O Brasil vive em meio a uma “guerra não declarada” e o combate a ela passa pela descriminalização e legalização das drogas. É o que afirmaram os jornalistas investigativos Caco Barcellos e Misha Glenny na mesa Os Olhos da Rua, realizada nesta quinta-feira na 14a Festa Literária Internacional de Paraty. Enquanto o brasileiro afirmou que “quem proíbe as drogas é a favor do tráfico”, o inglês disse que a “legalização é o futuro de um mundo racional” onde o ser humano é o centro das decisões políticas.
“Quem ganha com a ilegalidade, a não ser o traficante e o funcionário desonesto, que ao invés de combater acaba se beneficiando?”, questionou Barcellos, que foi enfático também ao dizer que qualquer política pública de saúde que se refere as drogas e excluí o álcool – devastador de milhares de famílias – é hipócrita. O jornalista, que lança o livro Profissão Repórter 10 Anos, é autor também de Abusado (2003), sobre o narcotraficante Marcinho VP, e do clássico Rota 66 (1992), uma denúncia dos crimes da PM paulista. Glenny, por sua vez, está lançando na Flip O Dono do Morro, sobre o traficante Nem da Rocinha.
A mesa, com forte tom político, lotou a Tenda dos Autores e foi muito aplaudida pelo público. Barcellos provocou os presentes ao dizer, “com todo o respeito”, que as empregadas domésticas são mais bem-informados do que qualquer intelectual que estava ali, já que elas conhecem profundamente tanto o mundo dos “bacanas”, seus patrões, quanto o universo pobre em que vivem.
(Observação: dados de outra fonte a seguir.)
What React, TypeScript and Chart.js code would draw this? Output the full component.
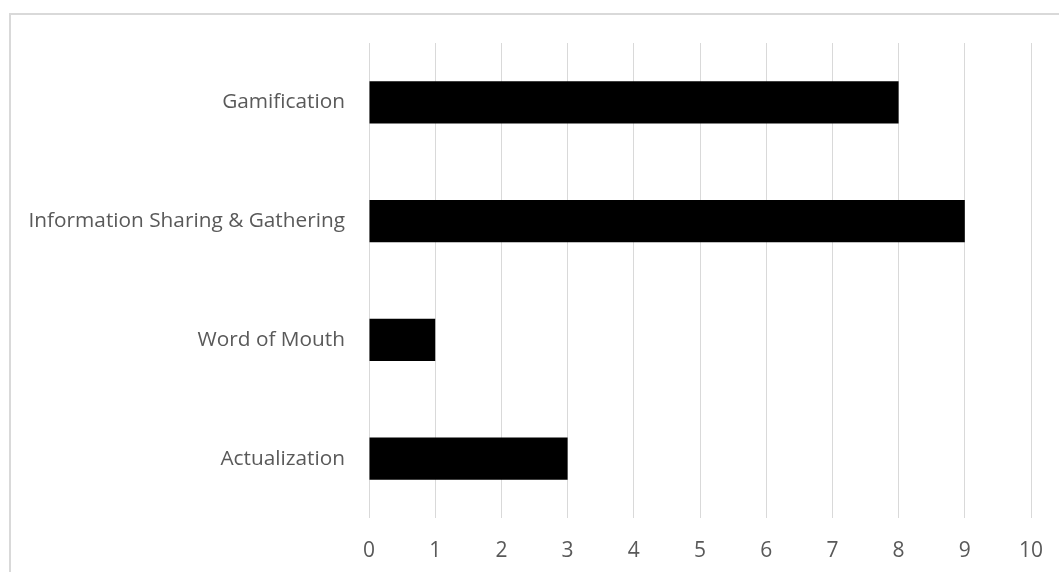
import React, { useEffect, useRef } from "react";
import { Chart, registerables } from "chart.js";

Chart.register(...registerables);

const categories = [
  "Gamification",
  "Information Sharing & Gathering",
  "Word of Mouth",
  "Actualization",
];
const counts = [8, 9, 1, 3];
const xTicks = [0, 1, 2, 3, 4, 5, 6, 7, 8, 9, 10];

const FONT = "'Open Sans', 'Liberation Sans', sans-serif";

// Light frame around the whole chart area
const framePlugin = {
  id: "frame",
  beforeDraw(chart: Chart) {
    const ctx = chart.ctx;
    ctx.save();
    ctx.strokeStyle = "#d9d9d9";
    ctx.lineWidth = 2;
    ctx.strokeRect(10, 14, chart.width + 20, chart.height + 20);
    ctx.restore();
  },
};

export default function App() {
  const canvasRef = useRef<HTMLCanvasElement | null>(null);

  useEffect(() => {
    if (!canvasRef.current) return;
    const chart = new Chart(canvasRef.current, {
      type: "bar",
      data: {
        labels: categories,
        datasets: [
          {
            data: counts,
            backgroundColor: "#000000",
            borderColor: "#000000",
            borderWidth: 0,
            categoryPercentage: 1,
            barPercentage: 0.354,
          },
        ],
      },
      options: {
        indexAxis: "y",
        animation: false,
        responsive: false,
        maintainAspectRatio: false,
        layout: { padding: { top: 43, right: 28, left: 0, bottom: 0 } },
        plugins: {
          legend: { display: false },
          tooltip: { enabled: false },
        },
        scales: {
          x: {
            min: 0,
            max: 10,
            afterBuildTicks(axis: any) {
              axis.ticks = xTicks.map((v) => ({ value: v }));
            },
            afterFit(axis: any) {
              axis.height = 54;
              axis.paddingRight = 12;
            },
            grid: {
              color: "#d9d9d9",
              lineWidth: 1,
              drawTicks: false,
            },
            border: { display: false },
            ticks: {
              color: "#595959",
              padding: 20,
              font: { family: FONT, size: 21 },
            },
          },
          y: {
            afterFit(axis: any) {
              axis.width = 369;
            },
            grid: { display: false, drawTicks: false },
            border: { display: false },
            ticks: {
              color: "#595959",
              padding: 24,
              font: { family: FONT, size: 20.8 },
            },
          },
        },
      },
      plugins: [framePlugin],
    });
    return () => chart.destroy();
  }, []);

  return (
    <div style={{ position: "absolute", left: 0, top: 0, width: 1059, height: 572, background: "#fff" }}>
      <canvas ref={canvasRef} width={1059} height={572} style={{ display: "block" }} />
    </div>
  );
}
O repórter disse também que a “guerra brasileira”, que deixou nos últimos anos mais mortos do que uma Guerra do Iraque, não nos impressiona mais pelo simples fato de que as principais vítimas são os pobres e desprotegidos, e não “nós”, membros da elite do País.
Com seu português pausado, mas fluente, Glenny contou um pouco de suas impressões sobre o Brasil, especialmente as que teve ao começar suas pesquisas. A ausência do Estado na Rocinha, o imenso poder de um traficante que controla toda uma comunidade, assim como os números de mortos gerados pela guerra ao tráfico foram alguns dos fatos que mais o impressionaram – e o incentivaram a escrever o livro. Sobre Nem, traficante que conseguiu trazer relativa segurança para a Rocinha, o repórter afirmou que seu poder era baseado em três pilares: monopólio da violência, apoio da comunidade e corrupção. “E ele viu que, trazendo segurança, os negócios seriam mais bem-sucedidos.”
Por fim, os dois autores falaram sobre a escolha de retratar em seus livros personagens do mundo do crime, e das acusações que receberam de estar “dando voz a bandidos”. Para Barcellos, contar a história dos morros é também aproximar estes mundos distantes, o do “bacana” e o da “empregada doméstica”, e perceber que é preciso convívio. “Nunca vi um promotor na favela, nem um juiz, e até mesmo poucos repórteres.” E concluiu: “Algumas pessoas me criticaram por dar voz a um bandido. E eu perguntava: ‘Então, por que no caso de um governador que desvia grandes quantias de verba você dá voz a esse tipo de pessoa?”